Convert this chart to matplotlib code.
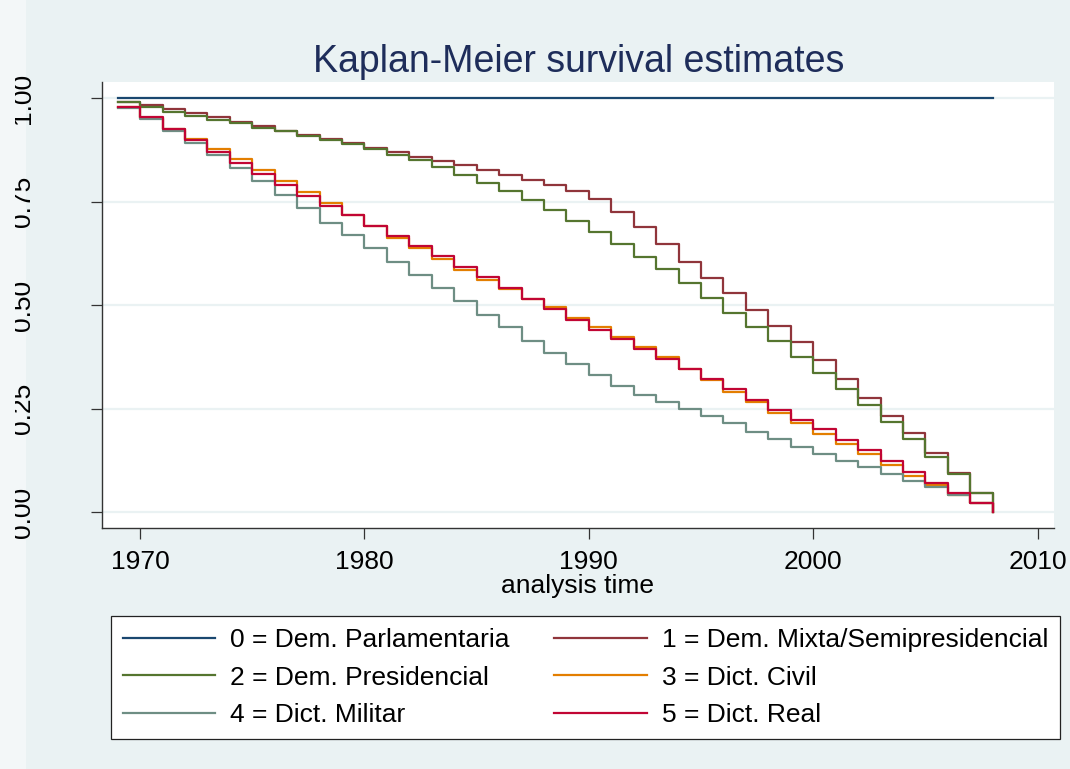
import matplotlib
matplotlib.use("Agg")
import matplotlib.pyplot as plt
from matplotlib.lines import Line2D
from matplotlib.patches import Rectangle

# ---- data (survival at each year, step at start of year) ----
years = list(range(1969, 2009))

s_parl = [1.0] * 40
s_mixta = [0.991, 0.984, 0.974, 0.964, 0.954, 0.942, 0.932, 0.921, 0.912, 0.901,
           0.892, 0.880, 0.869, 0.858, 0.849, 0.839, 0.827, 0.815, 0.803, 0.791,
           0.777, 0.756, 0.724, 0.689, 0.647, 0.604, 0.565, 0.529, 0.489, 0.450,
           0.412, 0.368, 0.322, 0.275, 0.233, 0.190, 0.142, 0.094, 0.047, 0.0]
s_pres = [0.991, 0.980, 0.968, 0.958, 0.948, 0.940, 0.929, 0.920, 0.910, 0.900,
          0.889, 0.878, 0.863, 0.850, 0.834, 0.815, 0.796, 0.776, 0.755, 0.730,
          0.703, 0.678, 0.647, 0.617, 0.587, 0.554, 0.517, 0.482, 0.447, 0.414,
          0.375, 0.335, 0.297, 0.258, 0.218, 0.176, 0.132, 0.092, 0.047, 0.0]
s_civil = [0.980, 0.953, 0.925, 0.901, 0.877, 0.853, 0.827, 0.801, 0.774, 0.747,
           0.718, 0.692, 0.662, 0.638, 0.611, 0.585, 0.561, 0.539, 0.515, 0.495,
           0.470, 0.448, 0.424, 0.398, 0.374, 0.345, 0.318, 0.291, 0.267, 0.240,
           0.216, 0.188, 0.164, 0.139, 0.113, 0.088, 0.065, 0.041, 0.022, 0.0]
s_militar = [0.976, 0.950, 0.922, 0.893, 0.863, 0.831, 0.799, 0.767, 0.734, 0.698,
             0.670, 0.638, 0.605, 0.573, 0.541, 0.509, 0.476, 0.446, 0.414, 0.384,
             0.357, 0.330, 0.305, 0.283, 0.265, 0.248, 0.233, 0.214, 0.194, 0.176,
             0.158, 0.140, 0.124, 0.108, 0.092, 0.076, 0.060, 0.041, 0.022, 0.0]
s_real = [0.980, 0.954, 0.925, 0.898, 0.871, 0.843, 0.817, 0.791, 0.764, 0.740,
          0.717, 0.692, 0.667, 0.644, 0.619, 0.593, 0.568, 0.541, 0.515, 0.490,
          0.464, 0.440, 0.418, 0.393, 0.369, 0.345, 0.321, 0.297, 0.271, 0.247,
          0.222, 0.200, 0.174, 0.150, 0.124, 0.096, 0.071, 0.045, 0.022, 0.0]

labels = ["0 = Dem. Parlamentaria", "1 = Dem. Mixta/Semipresidencial",
          "2 = Dem. Presidencial", "3 = Dict. Civil",
          "4 = Dict. Militar", "5 = Dict. Real"]
series = [s_parl, s_mixta, s_pres, s_civil, s_militar, s_real]
colors = ["#1a476f", "#90353b", "#55752f", "#e37e00", "#6e8e84", "#c10534"]

x_ticks = [1970, 1980, 1990, 2000, 2010]
y_ticks = [0.0, 0.25, 0.5, 0.75, 1.0]

# ---- estilo ----
BG = "#eaf2f3"
STRIP = "#f3f7f8"
plt.rcParams["font.family"] = ["Liberation Sans", "DejaVu Sans"]

W, H = 1070, 769
fig = plt.figure(figsize=(W / 100, H / 100), dpi=100, facecolor=BG)
# franja clara a la izquierda (como en la captura)
fig.patches.append(Rectangle((0, 0), 26 / W, 1, transform=fig.transFigure,
                             facecolor=STRIP, edgecolor="none", zorder=-5))

ax = fig.add_axes([101.7 / W, 1 - 528 / H, (1054 - 101.7) / W, (528 - 82) / H])
ax.set_facecolor("white")

for yv in y_ticks:
    ax.axhline(yv, color=BG, lw=1.6, zorder=0)

for vals, c in zip(series, colors):
    ax.step(years, vals, where="post", color=c, lw=1.6, zorder=2)

ax.set_xlim(1968.29, 2010.73)
ax.set_ylim(-0.0387, 1.0394)
ax.set_xticks(x_ticks)
ax.set_yticks(y_ticks)
ax.set_yticklabels(["0.00", "0.25", "0.50", "0.75", "1.00"])

for side in ("top", "right"):
    ax.spines[side].set_visible(False)
for side in ("left", "bottom"):
    ax.spines[side].set_color("#333333")
    ax.spines[side].set_linewidth(1.0)

ax.tick_params(axis="x", direction="out", length=8, width=0.9, color="#333333",
               labelsize=19, pad=8)
ax.tick_params(axis="y", direction="out", length=7.7, width=0.9, color="#333333",
               labelsize=19, pad=40)
for t in ax.get_yticklabels():
    t.set_rotation(90)
    t.set_va("center")

ax.set_xlabel("analysis time", fontsize=19, labelpad=-0.5)

fig.text(579 / W, 1 - 72 / H, "Kaplan-Meier survival estimates", ha="center",
         va="baseline", fontsize=27, color="#1e2d5a")

# recorte de las etiquetas del eje y en el borde izquierdo
fig.patches.append(Rectangle((0, 0), 15 / W, 1, transform=fig.transFigure,
                             facecolor=STRIP, edgecolor="none", zorder=10))

# ---- leyenda (filas: 0/1, 2/3, 4/5) ----
order = [0, 2, 4, 1, 3, 5]
handles = [Line2D([], [], color=colors[i], lw=1.6) for i in order]
leg = fig.legend(handles, [labels[i] for i in order], ncol=2, loc="upper left",
                 bbox_to_anchor=(110.7 / W, 1 - 739 / H, (1060 - 110.7) / W, 123 / H),
                 mode="expand", borderaxespad=0, fontsize=19, frameon=True,
                 fancybox=False, edgecolor="#222222", facecolor="white",
                 framealpha=1, handlelength=3.5, handletextpad=0.57,
                 labelspacing=0.52, borderpad=0.45)
leg.get_frame().set_linewidth(0.9)

fig.savefig("out.png", dpi=100, facecolor=BG)
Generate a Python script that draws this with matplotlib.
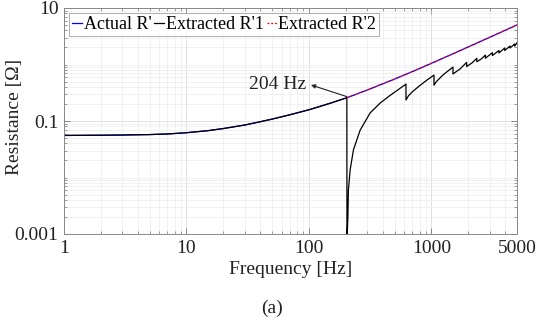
|---|
◆ What is expected ◆
Give back exactly the lines from the first line of the data through the line with "years = list(range(1969, 2009))", pictures excluded.

◆ Answer to the exercise ◆
Convert this chart to matplotlib code.
import matplotlib
matplotlib.use("Agg")
import matplotlib.pyplot as plt
from matplotlib.lines import Line2D
from matplotlib.patches import Rectangle

# ---- data (survival at each year, step at start of year) ----
years = list(range(1969, 2009))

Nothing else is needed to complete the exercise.